== TO BE DONE ==
Give an exact copy of every line, leaving images out.

== GIVEN INFORMATION ==
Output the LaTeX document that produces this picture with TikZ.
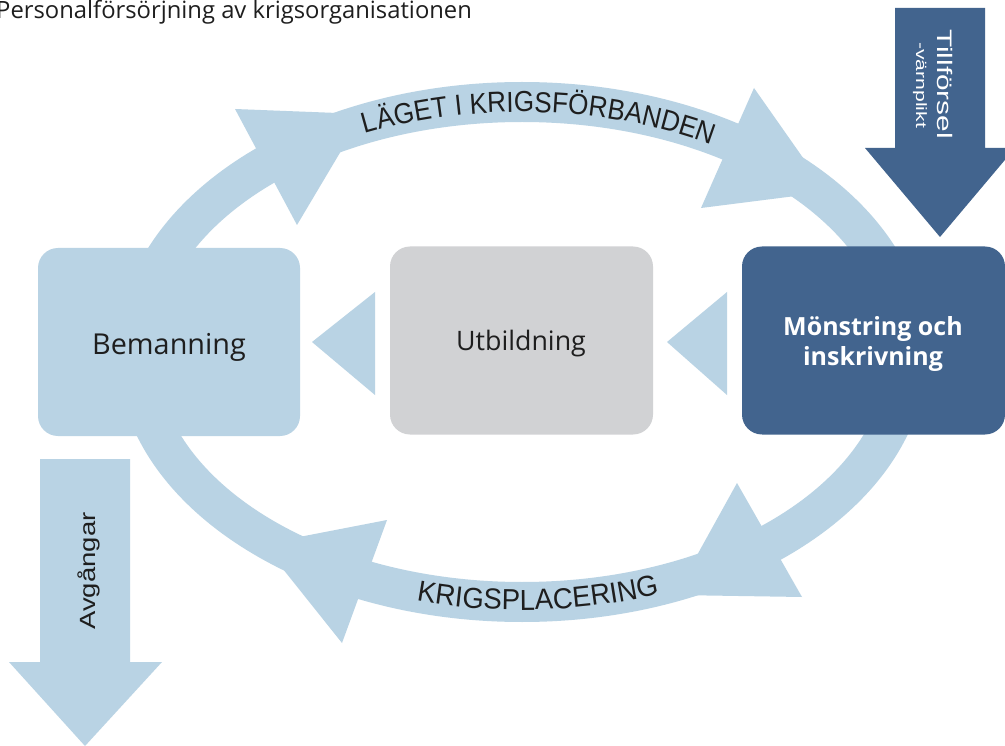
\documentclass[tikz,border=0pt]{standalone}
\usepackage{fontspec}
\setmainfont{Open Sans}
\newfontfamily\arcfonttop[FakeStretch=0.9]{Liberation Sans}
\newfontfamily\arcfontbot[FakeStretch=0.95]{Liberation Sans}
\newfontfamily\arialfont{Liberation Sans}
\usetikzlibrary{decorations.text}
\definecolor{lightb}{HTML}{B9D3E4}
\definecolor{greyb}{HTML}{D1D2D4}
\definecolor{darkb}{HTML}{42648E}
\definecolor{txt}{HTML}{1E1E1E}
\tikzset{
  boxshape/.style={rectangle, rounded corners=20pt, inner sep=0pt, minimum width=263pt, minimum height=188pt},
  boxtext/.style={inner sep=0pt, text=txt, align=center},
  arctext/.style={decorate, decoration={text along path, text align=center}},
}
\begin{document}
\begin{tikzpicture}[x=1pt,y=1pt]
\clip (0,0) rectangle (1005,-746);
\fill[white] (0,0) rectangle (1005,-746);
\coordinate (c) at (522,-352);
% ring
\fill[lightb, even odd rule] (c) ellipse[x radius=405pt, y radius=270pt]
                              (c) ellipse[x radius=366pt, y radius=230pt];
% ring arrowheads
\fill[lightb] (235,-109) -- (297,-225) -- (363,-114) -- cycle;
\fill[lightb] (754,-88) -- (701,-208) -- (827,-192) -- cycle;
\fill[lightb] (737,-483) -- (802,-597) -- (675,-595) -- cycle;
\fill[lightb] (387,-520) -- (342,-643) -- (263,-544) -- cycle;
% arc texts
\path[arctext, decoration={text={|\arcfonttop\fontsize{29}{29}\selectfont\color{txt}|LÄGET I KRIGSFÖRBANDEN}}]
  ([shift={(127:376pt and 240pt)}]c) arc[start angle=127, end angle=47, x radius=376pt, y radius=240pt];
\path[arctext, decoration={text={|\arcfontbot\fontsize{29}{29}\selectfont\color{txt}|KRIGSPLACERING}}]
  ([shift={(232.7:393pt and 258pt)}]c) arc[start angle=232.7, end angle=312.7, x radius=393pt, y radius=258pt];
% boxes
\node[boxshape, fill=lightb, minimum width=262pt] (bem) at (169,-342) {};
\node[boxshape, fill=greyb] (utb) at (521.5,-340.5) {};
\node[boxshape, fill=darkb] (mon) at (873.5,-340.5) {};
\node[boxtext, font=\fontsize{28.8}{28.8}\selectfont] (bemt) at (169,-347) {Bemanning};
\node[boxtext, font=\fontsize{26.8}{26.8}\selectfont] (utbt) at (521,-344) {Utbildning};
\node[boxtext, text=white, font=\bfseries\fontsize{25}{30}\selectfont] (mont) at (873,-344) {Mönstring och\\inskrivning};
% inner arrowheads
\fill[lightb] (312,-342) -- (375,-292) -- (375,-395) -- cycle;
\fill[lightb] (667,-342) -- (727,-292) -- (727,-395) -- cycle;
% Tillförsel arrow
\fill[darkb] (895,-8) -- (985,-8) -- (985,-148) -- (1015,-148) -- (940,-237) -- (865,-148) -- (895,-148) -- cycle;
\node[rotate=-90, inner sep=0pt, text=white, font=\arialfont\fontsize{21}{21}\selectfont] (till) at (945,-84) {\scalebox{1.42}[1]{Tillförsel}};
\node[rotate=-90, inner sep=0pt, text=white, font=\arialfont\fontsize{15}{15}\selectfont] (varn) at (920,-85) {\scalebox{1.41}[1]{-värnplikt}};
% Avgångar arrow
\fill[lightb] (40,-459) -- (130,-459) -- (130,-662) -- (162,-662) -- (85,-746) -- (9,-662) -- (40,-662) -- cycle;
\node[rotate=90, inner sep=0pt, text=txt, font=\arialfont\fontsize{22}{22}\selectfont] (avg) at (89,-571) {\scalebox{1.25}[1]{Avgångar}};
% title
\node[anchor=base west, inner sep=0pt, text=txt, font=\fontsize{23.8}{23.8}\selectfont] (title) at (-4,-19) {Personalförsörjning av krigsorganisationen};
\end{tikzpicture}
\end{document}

== COMPLETED TASK ==
Output the LaTeX document that produces this picture with TikZ.
\documentclass[tikz,border=0pt]{standalone}
\usepackage{fontspec}
\setmainfont{Open Sans}
\newfontfamily\arcfonttop[FakeStretch=0.9]{Liberation Sans}
\newfontfamily\arcfontbot[FakeStretch=0.95]{Liberation Sans}
\newfontfamily\arialfont{Liberation Sans}
\usetikzlibrary{decorations.text}
\definecolor{lightb}{HTML}{B9D3E4}
\definecolor{greyb}{HTML}{D1D2D4}
\definecolor{darkb}{HTML}{42648E}
\definecolor{txt}{HTML}{1E1E1E}
\tikzset{
  boxshape/.style={rectangle, rounded corners=20pt, inner sep=0pt, minimum width=263pt, minimum height=188pt},
  boxtext/.style={inner sep=0pt, text=txt, align=center},
  arctext/.style={decorate, decoration={text along path, text align=center}},
}
\begin{document}
\begin{tikzpicture}[x=1pt,y=1pt]
\clip (0,0) rectangle (1005,-746);
\fill[white] (0,0) rectangle (1005,-746);
\coordinate (c) at (522,-352);
% ring
\fill[lightb, even odd rule] (c) ellipse[x radius=405pt, y radius=270pt]
                              (c) ellipse[x radius=366pt, y radius=230pt];
% ring arrowheads
\fill[lightb] (235,-109) -- (297,-225) -- (363,-114) -- cycle;
\fill[lightb] (754,-88) -- (701,-208) -- (827,-192) -- cycle;
\fill[lightb] (737,-483) -- (802,-597) -- (675,-595) -- cycle;
\fill[lightb] (387,-520) -- (342,-643) -- (263,-544) -- cycle;
% arc texts
\path[arctext, decoration={text={|\arcfonttop\fontsize{29}{29}\selectfont\color{txt}|LÄGET I KRIGSFÖRBANDEN}}]
  ([shift={(127:376pt and 240pt)}]c) arc[start angle=127, end angle=47, x radius=376pt, y radius=240pt];
\path[arctext, decoration={text={|\arcfontbot\fontsize{29}{29}\selectfont\color{txt}|KRIGSPLACERING}}]
  ([shift={(232.7:393pt and 258pt)}]c) arc[start angle=232.7, end angle=312.7, x radius=393pt, y radius=258pt];
% boxes
\node[boxshape, fill=lightb, minimum width=262pt] (bem) at (169,-342) {};
\node[boxshape, fill=greyb] (utb) at (521.5,-340.5) {};
\node[boxshape, fill=darkb] (mon) at (873.5,-340.5) {};
\node[boxtext, font=\fontsize{28.8}{28.8}\selectfont] (bemt) at (169,-347) {Bemanning};
\node[boxtext, font=\fontsize{26.8}{26.8}\selectfont] (utbt) at (521,-344) {Utbildning};
\node[boxtext, text=white, font=\bfseries\fontsize{25}{30}\selectfont] (mont) at (873,-344) {Mönstring och\\inskrivning};
% inner arrowheads
\fill[lightb] (312,-342) -- (375,-292) -- (375,-395) -- cycle;
\fill[lightb] (667,-342) -- (727,-292) -- (727,-395) -- cycle;
% Tillförsel arrow
\fill[darkb] (895,-8) -- (985,-8) -- (985,-148) -- (1015,-148) -- (940,-237) -- (865,-148) -- (895,-148) -- cycle;
\node[rotate=-90, inner sep=0pt, text=white, font=\arialfont\fontsize{21}{21}\selectfont] (till) at (945,-84) {\scalebox{1.42}[1]{Tillförsel}};
\node[rotate=-90, inner sep=0pt, text=white, font=\arialfont\fontsize{15}{15}\selectfont] (varn) at (920,-85) {\scalebox{1.41}[1]{-värnplikt}};
% Avgångar arrow
\fill[lightb] (40,-459) -- (130,-459) -- (130,-662) -- (162,-662) -- (85,-746) -- (9,-662) -- (40,-662) -- cycle;
\node[rotate=90, inner sep=0pt, text=txt, font=\arialfont\fontsize{22}{22}\selectfont] (avg) at (89,-571) {\scalebox{1.25}[1]{Avgångar}};
% title
\node[anchor=base west, inner sep=0pt, text=txt, font=\fontsize{23.8}{23.8}\selectfont] (title) at (-4,-19) {Personalförsörjning av krigsorganisationen};
\end{tikzpicture}
\end{document}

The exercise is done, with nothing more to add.